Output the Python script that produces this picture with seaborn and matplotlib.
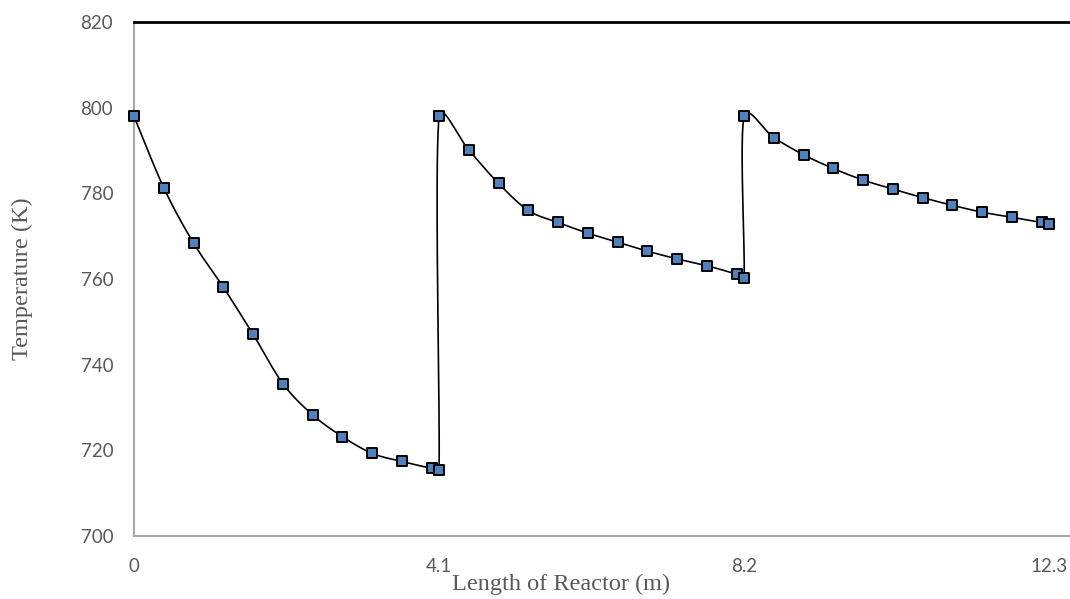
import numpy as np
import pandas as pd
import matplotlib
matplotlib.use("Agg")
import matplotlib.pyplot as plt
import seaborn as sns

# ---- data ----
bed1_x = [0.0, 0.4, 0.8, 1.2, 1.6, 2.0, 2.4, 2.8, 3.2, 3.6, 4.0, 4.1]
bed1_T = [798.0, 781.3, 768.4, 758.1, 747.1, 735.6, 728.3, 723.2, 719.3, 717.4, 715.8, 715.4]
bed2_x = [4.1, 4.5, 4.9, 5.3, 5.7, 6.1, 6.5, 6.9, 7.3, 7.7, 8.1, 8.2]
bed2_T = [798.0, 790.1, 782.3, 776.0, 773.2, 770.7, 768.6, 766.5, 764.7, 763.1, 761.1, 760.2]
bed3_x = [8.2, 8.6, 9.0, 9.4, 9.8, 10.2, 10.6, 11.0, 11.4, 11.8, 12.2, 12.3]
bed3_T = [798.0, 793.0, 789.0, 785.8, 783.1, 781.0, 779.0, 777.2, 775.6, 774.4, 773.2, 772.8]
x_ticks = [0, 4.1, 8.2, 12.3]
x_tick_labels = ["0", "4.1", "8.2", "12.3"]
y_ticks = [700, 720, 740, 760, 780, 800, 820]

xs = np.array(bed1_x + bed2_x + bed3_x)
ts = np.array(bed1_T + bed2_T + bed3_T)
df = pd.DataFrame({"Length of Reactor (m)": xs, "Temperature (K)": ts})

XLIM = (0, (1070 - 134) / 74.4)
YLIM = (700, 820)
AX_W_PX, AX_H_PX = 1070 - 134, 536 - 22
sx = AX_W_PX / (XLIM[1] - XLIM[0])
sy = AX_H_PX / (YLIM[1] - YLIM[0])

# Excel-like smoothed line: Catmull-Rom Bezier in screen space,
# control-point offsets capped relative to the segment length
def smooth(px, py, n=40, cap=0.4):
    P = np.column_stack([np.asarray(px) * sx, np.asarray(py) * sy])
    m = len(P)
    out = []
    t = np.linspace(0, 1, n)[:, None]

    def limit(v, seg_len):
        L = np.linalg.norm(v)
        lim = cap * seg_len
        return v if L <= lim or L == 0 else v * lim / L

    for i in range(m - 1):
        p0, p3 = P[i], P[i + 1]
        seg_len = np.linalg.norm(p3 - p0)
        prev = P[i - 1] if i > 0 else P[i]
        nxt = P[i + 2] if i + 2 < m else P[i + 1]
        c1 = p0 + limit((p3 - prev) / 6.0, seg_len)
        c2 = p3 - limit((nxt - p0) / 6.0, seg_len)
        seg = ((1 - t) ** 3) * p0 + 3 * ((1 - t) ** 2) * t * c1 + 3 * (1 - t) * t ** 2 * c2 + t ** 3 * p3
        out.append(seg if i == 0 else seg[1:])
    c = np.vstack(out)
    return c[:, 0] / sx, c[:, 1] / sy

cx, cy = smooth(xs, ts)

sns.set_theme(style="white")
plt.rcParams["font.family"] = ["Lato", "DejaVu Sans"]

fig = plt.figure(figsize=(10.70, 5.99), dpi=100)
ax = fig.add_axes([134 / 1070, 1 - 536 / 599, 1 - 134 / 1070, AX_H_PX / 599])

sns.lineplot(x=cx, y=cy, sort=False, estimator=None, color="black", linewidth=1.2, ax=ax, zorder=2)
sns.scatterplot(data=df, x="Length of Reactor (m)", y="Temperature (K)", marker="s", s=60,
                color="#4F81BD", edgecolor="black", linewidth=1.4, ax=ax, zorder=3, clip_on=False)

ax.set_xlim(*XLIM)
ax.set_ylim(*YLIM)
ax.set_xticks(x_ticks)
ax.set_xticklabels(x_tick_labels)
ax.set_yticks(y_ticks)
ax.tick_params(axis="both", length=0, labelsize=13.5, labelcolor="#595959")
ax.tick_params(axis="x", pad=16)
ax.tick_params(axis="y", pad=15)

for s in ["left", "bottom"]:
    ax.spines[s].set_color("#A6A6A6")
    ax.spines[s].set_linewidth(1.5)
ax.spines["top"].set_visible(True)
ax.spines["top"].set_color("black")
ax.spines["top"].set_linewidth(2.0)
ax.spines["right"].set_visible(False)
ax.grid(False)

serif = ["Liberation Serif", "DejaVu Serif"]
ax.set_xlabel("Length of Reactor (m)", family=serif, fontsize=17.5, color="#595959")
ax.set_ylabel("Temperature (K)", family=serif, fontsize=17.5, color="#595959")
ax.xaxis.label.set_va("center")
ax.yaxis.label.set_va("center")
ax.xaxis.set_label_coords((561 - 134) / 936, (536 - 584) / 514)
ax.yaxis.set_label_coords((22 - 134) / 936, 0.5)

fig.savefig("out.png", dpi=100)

= = = =

* [What is expected]
Would you reproduce the lines above, from the very first through the line containing "import seaborn as sns", exactly and without the pictures?

* [Answer for the task]
Output the Python script that produces this picture with seaborn and matplotlib.
import numpy as np
import pandas as pd
import matplotlib
matplotlib.use("Agg")
import matplotlib.pyplot as plt
import seaborn as sns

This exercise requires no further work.